Buse Tosun da bir çok uluslararası derece elde ettiği gençler kategorisinin ardından şimdi büyüklerde de şampiyonluk yaşıyor. Son dünya şampiyonasında Evin Demirhan da olimpiyat kotası aldı. Kadın takımımız da gerçekten güçlü. Hem erkeklerde hem kadınlarda güçlü olmak tüm takıma ekstra bir motivasyon sağlıyor.”
Akhisar ve Manisa’dan son dönemde bir çok Dünya ve Avrupa şampiyonu sporcu çıktı. Kendisi de bunlardan bir tanesi olan Ali Cengiz bu gelişmeyi şöyle yorumluyor: “Güreşte Kerem Kamal, Feyzullah Aktürk, cimnastikte Ayşe Begüm Onbaşı ve Nil Deniz Bal, Akhisar ve Manisa yöresinden bu kadar uluslararası başarıya sahip sporcular çıkmasının tesadüf olduğunu düşünemeyiz. Akhisar’da spora gerçekten büyük yatırımlar yapılıyor. Geçmiş dönem belediyemiz de, şimdiki belediyemiz de sporculara destek sağladı, sporun ve sporcunun her zaman yanındalar. Sporda başarının gelmesi o şehrin ve o şehirdeki belediyelerin desteklemesi ile gerçekleşebiliyor. Şehirdeki gençlerin yeteneğiyle imkanlar buluşunca başarı oranı da artıyor.”
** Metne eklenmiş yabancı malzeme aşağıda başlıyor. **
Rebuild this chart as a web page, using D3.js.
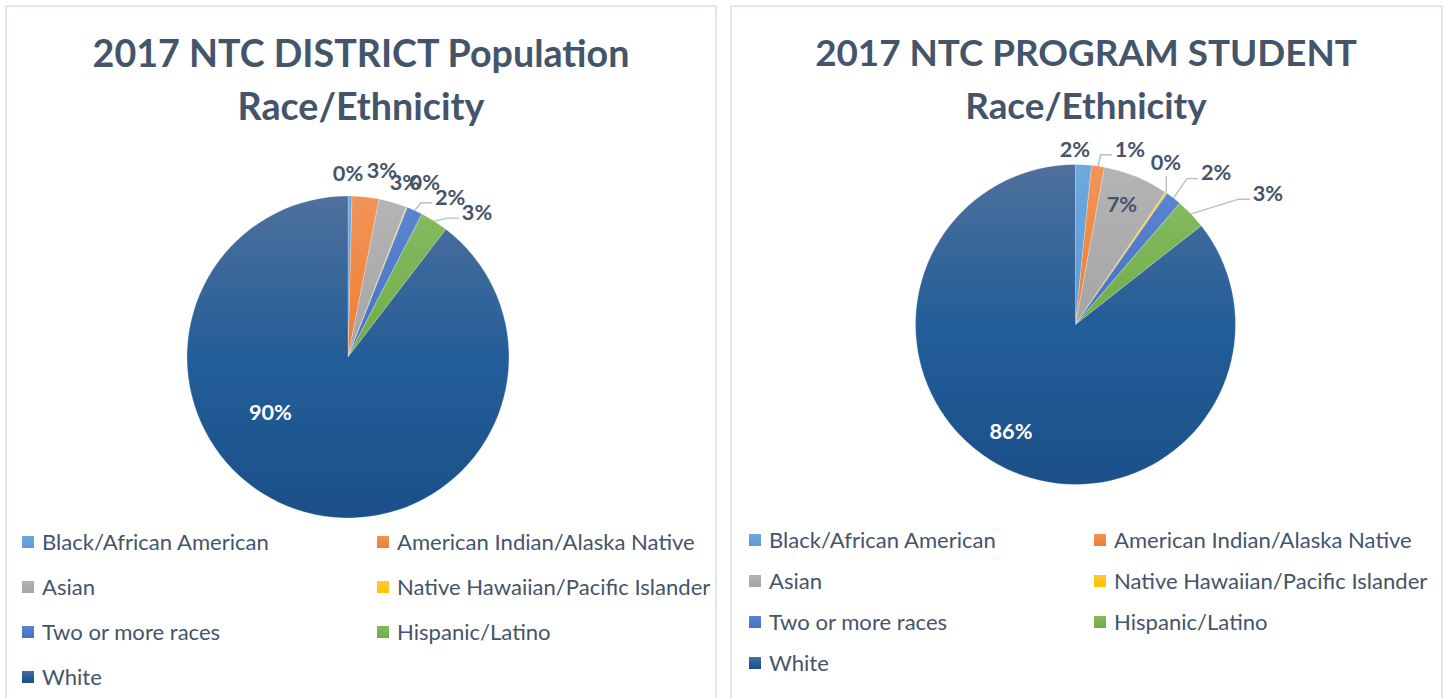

“PARİS’E ŞAMPİYON OLMAYA GİDECEĞİM”
Milli güreşçi büyüklerde ilk dünya şampiyonluğunu elde etmesini “İnanamadım gerçekten. Çok harika, gurur verici bir duygu. Rüyada gibiydim” sözleriyle değerlendiriyor. İlk kez olimpiyatlarda mücadele edecek Ali Cengiz “Çok heyecanlıyım. Dünya şampiyonasında altın madalya hedefim vardı ama asıl hedefim olimpiyata kota kazanmaktı, bunu başardım. Böylece iki hedefi aynı anda gerçekleştirdim” diyerek şöyle devam ediyor:
“Olimpiyat çok büyük bir organizasyon. Orada büyük şampiyonlarla aynı ortamda bulunacağız, aynı yerde yemek yiyeceğiz, aynı havayı teneffüs edeceğiz. Bu gerçekten çok güzel gurur verici bir şey. En büyük hayalim olimpiyat şampiyonluğu. Paris’e altın madalya hedefiyle gideceğim. Olimpiyatlarda güreşin yükü ağır, bunun da baskısı var üzerimizde. Herkes bizden orada madalya bekliyor tabii moral motivasyon açısından, biz de onlara orda layık olmaya çalışacağız.”
“HAYALİM ÖĞRETMEN OLMAKTI”
“En büyük hayalim öğretmen olmaktı. Bu hayalime de güreş sayesinde sahip oldum. Ankara’da orta okulda beden eğitimi öğretmenliği yapıyorum aynı zamanda. Öğrencilerim de dünya şampiyonu bir güreşçi öğretmenleri olmasından, kendileri için rol model olabilecek bir öğretmenleri olmasından mutlular. Derslerde bunu çoğunlukla görüyorum. Öğrencilerim bu yüzden güreşe de ilgi duyuyorlar. Beden eğitimi öğretmeni olmak istememdeki en büyük etken de buydu. Zamanında öğretmenimin beni yönlendirdiği gibi ben de çocukların hayatına bir dokunuşta bulunmak istediğim için bu mesleği seçtim”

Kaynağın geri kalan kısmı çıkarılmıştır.